• WRITTEN TASK
Output the full listing below exactly, without the pictures.

• RECORDED INFORMATION
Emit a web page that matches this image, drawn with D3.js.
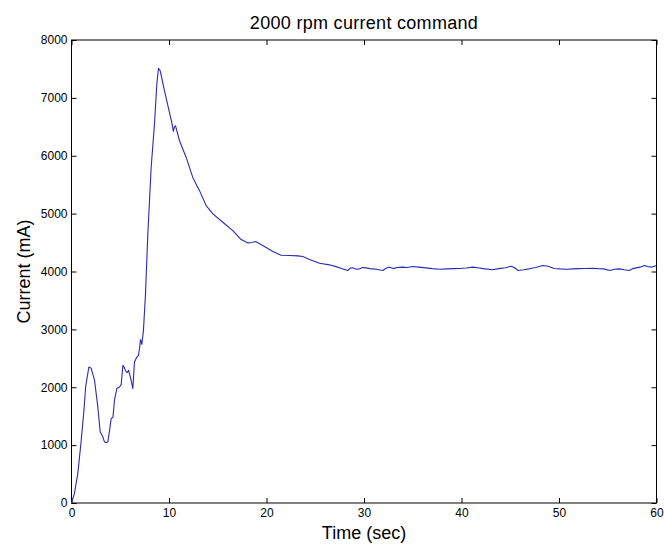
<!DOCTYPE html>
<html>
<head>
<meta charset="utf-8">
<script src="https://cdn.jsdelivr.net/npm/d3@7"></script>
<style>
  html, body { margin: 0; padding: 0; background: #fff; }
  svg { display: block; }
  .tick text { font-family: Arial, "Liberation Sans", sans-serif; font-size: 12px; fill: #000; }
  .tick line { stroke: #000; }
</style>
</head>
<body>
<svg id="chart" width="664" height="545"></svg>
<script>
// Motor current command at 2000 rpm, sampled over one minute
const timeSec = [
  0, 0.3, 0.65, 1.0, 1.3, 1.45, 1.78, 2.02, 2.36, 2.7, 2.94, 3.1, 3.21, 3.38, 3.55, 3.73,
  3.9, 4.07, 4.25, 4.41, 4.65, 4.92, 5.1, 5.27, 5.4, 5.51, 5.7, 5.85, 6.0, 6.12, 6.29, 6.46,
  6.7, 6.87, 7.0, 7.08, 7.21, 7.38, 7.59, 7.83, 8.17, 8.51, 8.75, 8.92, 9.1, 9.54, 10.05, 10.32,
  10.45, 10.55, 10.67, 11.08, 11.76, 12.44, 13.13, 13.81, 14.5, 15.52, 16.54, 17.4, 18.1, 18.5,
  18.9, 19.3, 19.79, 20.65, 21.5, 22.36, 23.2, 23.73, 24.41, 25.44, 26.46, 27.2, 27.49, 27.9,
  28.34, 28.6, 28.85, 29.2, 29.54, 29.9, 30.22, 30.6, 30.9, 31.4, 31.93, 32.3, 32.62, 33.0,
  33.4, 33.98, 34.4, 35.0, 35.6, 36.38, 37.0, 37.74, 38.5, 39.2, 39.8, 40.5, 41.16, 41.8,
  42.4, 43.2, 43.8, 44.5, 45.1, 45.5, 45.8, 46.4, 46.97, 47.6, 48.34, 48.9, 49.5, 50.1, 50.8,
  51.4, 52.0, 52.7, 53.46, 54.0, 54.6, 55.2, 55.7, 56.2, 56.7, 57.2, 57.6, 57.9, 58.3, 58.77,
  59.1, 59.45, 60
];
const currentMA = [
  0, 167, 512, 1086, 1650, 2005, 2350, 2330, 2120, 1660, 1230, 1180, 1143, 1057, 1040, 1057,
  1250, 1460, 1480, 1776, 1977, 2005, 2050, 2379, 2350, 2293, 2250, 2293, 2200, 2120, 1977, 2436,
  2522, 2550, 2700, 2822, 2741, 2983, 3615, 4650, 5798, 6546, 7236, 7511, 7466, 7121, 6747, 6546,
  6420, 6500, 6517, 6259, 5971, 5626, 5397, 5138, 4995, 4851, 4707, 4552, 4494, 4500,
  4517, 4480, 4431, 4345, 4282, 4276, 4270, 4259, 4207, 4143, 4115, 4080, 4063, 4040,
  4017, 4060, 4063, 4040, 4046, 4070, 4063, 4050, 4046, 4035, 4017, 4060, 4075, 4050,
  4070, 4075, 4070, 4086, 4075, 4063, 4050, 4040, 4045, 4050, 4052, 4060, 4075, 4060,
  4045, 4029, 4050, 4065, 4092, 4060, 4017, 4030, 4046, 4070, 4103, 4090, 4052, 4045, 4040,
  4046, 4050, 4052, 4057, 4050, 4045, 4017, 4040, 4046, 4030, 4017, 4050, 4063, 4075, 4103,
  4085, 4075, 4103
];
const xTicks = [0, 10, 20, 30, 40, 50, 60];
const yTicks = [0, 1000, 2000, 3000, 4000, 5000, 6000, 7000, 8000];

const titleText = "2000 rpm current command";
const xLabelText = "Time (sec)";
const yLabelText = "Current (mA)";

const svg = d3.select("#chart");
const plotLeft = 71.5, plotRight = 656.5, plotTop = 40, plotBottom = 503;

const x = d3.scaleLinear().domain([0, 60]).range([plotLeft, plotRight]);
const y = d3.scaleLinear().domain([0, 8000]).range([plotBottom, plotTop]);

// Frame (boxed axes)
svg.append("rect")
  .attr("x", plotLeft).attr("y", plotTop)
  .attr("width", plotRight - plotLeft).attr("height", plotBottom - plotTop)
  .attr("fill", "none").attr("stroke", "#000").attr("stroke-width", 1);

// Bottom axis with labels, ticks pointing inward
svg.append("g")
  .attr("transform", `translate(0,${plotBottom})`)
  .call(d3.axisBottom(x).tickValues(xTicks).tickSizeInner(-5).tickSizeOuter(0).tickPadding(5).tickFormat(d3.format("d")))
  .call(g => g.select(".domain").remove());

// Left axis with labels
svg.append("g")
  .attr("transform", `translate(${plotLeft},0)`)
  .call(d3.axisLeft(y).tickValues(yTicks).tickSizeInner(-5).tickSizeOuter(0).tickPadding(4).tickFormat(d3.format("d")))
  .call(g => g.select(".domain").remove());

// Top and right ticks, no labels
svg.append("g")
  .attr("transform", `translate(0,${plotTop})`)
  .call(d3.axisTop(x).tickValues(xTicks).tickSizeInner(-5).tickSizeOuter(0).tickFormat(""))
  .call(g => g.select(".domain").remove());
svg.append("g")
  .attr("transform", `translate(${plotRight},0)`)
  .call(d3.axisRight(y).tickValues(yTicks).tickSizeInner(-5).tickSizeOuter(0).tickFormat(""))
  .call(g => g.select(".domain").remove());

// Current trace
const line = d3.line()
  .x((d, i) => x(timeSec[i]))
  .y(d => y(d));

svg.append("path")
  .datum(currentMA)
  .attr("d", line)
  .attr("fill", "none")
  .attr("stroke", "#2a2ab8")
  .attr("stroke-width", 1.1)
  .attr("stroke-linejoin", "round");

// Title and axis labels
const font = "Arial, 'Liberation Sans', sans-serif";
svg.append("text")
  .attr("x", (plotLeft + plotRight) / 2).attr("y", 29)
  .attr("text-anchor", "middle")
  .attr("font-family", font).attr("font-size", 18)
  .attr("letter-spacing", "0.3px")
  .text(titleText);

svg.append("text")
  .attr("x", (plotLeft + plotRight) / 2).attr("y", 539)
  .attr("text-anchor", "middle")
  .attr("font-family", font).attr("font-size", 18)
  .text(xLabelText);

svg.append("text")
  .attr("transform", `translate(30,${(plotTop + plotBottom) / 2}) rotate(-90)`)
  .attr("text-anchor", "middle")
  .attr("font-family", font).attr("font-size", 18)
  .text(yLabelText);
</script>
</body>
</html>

• ANSWER
Emit a web page that matches this image, drawn with D3.js.
<!DOCTYPE html>
<html>
<head>
<meta charset="utf-8">
<script src="https://cdn.jsdelivr.net/npm/d3@7"></script>
<style>
  html, body { margin: 0; padding: 0; background: #fff; }
  svg { display: block; }
  .tick text { font-family: Arial, "Liberation Sans", sans-serif; font-size: 12px; fill: #000; }
  .tick line { stroke: #000; }
</style>
</head>
<body>
<svg id="chart" width="664" height="545"></svg>
<script>
// Motor current command at 2000 rpm, sampled over one minute
const timeSec = [
  0, 0.3, 0.65, 1.0, 1.3, 1.45, 1.78, 2.02, 2.36, 2.7, 2.94, 3.1, 3.21, 3.38, 3.55, 3.73,
  3.9, 4.07, 4.25, 4.41, 4.65, 4.92, 5.1, 5.27, 5.4, 5.51, 5.7, 5.85, 6.0, 6.12, 6.29, 6.46,
  6.7, 6.87, 7.0, 7.08, 7.21, 7.38, 7.59, 7.83, 8.17, 8.51, 8.75, 8.92, 9.1, 9.54, 10.05, 10.32,
  10.45, 10.55, 10.67, 11.08, 11.76, 12.44, 13.13, 13.81, 14.5, 15.52, 16.54, 17.4, 18.1, 18.5,
  18.9, 19.3, 19.79, 20.65, 21.5, 22.36, 23.2, 23.73, 24.41, 25.44, 26.46, 27.2, 27.49, 27.9,
  28.34, 28.6, 28.85, 29.2, 29.54, 29.9, 30.22, 30.6, 30.9, 31.4, 31.93, 32.3, 32.62, 33.0,
  33.4, 33.98, 34.4, 35.0, 35.6, 36.38, 37.0, 37.74, 38.5, 39.2, 39.8, 40.5, 41.16, 41.8,
  42.4, 43.2, 43.8, 44.5, 45.1, 45.5, 45.8, 46.4, 46.97, 47.6, 48.34, 48.9, 49.5, 50.1, 50.8,
  51.4, 52.0, 52.7, 53.46, 54.0, 54.6, 55.2, 55.7, 56.2, 56.7, 57.2, 57.6, 57.9, 58.3, 58.77,
  59.1, 59.45, 60
];
const currentMA = [
  0, 167, 512, 1086, 1650, 2005, 2350, 2330, 2120, 1660, 1230, 1180, 1143, 1057, 1040, 1057,
  1250, 1460, 1480, 1776, 1977, 2005, 2050, 2379, 2350, 2293, 2250, 2293, 2200, 2120, 1977, 2436,
  2522, 2550, 2700, 2822, 2741, 2983, 3615, 4650, 5798, 6546, 7236, 7511, 7466, 7121, 6747, 6546,
  6420, 6500, 6517, 6259, 5971, 5626, 5397, 5138, 4995, 4851, 4707, 4552, 4494, 4500,
  4517, 4480, 4431, 4345, 4282, 4276, 4270, 4259, 4207, 4143, 4115, 4080, 4063, 4040,
  4017, 4060, 4063, 4040, 4046, 4070, 4063, 4050, 4046, 4035, 4017, 4060, 4075, 4050,
  4070, 4075, 4070, 4086, 4075, 4063, 4050, 4040, 4045, 4050, 4052, 4060, 4075, 4060,
  4045, 4029, 4050, 4065, 4092, 4060, 4017, 4030, 4046, 4070, 4103, 4090, 4052, 4045, 4040,
  4046, 4050, 4052, 4057, 4050, 4045, 4017, 4040, 4046, 4030, 4017, 4050, 4063, 4075, 4103,
  4085, 4075, 4103
];
const xTicks = [0, 10, 20, 30, 40, 50, 60];
const yTicks = [0, 1000, 2000, 3000, 4000, 5000, 6000, 7000, 8000];

const titleText = "2000 rpm current command";
const xLabelText = "Time (sec)";
const yLabelText = "Current (mA)";

const svg = d3.select("#chart");
const plotLeft = 71.5, plotRight = 656.5, plotTop = 40, plotBottom = 503;

const x = d3.scaleLinear().domain([0, 60]).range([plotLeft, plotRight]);
const y = d3.scaleLinear().domain([0, 8000]).range([plotBottom, plotTop]);

// Frame (boxed axes)
svg.append("rect")
  .attr("x", plotLeft).attr("y", plotTop)
  .attr("width", plotRight - plotLeft).attr("height", plotBottom - plotTop)
  .attr("fill", "none").attr("stroke", "#000").attr("stroke-width", 1);

// Bottom axis with labels, ticks pointing inward
svg.append("g")
  .attr("transform", `translate(0,${plotBottom})`)
  .call(d3.axisBottom(x).tickValues(xTicks).tickSizeInner(-5).tickSizeOuter(0).tickPadding(5).tickFormat(d3.format("d")))
  .call(g => g.select(".domain").remove());

// Left axis with labels
svg.append("g")
  .attr("transform", `translate(${plotLeft},0)`)
  .call(d3.axisLeft(y).tickValues(yTicks).tickSizeInner(-5).tickSizeOuter(0).tickPadding(4).tickFormat(d3.format("d")))
  .call(g => g.select(".domain").remove());

// Top and right ticks, no labels
svg.append("g")
  .attr("transform", `translate(0,${plotTop})`)
  .call(d3.axisTop(x).tickValues(xTicks).tickSizeInner(-5).tickSizeOuter(0).tickFormat(""))
  .call(g => g.select(".domain").remove());
svg.append("g")
  .attr("transform", `translate(${plotRight},0)`)
  .call(d3.axisRight(y).tickValues(yTicks).tickSizeInner(-5).tickSizeOuter(0).tickFormat(""))
  .call(g => g.select(".domain").remove());

// Current trace
const line = d3.line()
  .x((d, i) => x(timeSec[i]))
  .y(d => y(d));

svg.append("path")
  .datum(currentMA)
  .attr("d", line)
  .attr("fill", "none")
  .attr("stroke", "#2a2ab8")
  .attr("stroke-width", 1.1)
  .attr("stroke-linejoin", "round");

// Title and axis labels
const font = "Arial, 'Liberation Sans', sans-serif";
svg.append("text")
  .attr("x", (plotLeft + plotRight) / 2).attr("y", 29)
  .attr("text-anchor", "middle")
  .attr("font-family", font).attr("font-size", 18)
  .attr("letter-spacing", "0.3px")
  .text(titleText);

svg.append("text")
  .attr("x", (plotLeft + plotRight) / 2).attr("y", 539)
  .attr("text-anchor", "middle")
  .attr("font-family", font).attr("font-size", 18)
  .text(xLabelText);

svg.append("text")
  .attr("transform", `translate(30,${(plotTop + plotBottom) / 2}) rotate(-90)`)
  .attr("text-anchor", "middle")
  .attr("font-family", font).attr("font-size", 18)
  .text(yLabelText);
</script>
</body>
</html>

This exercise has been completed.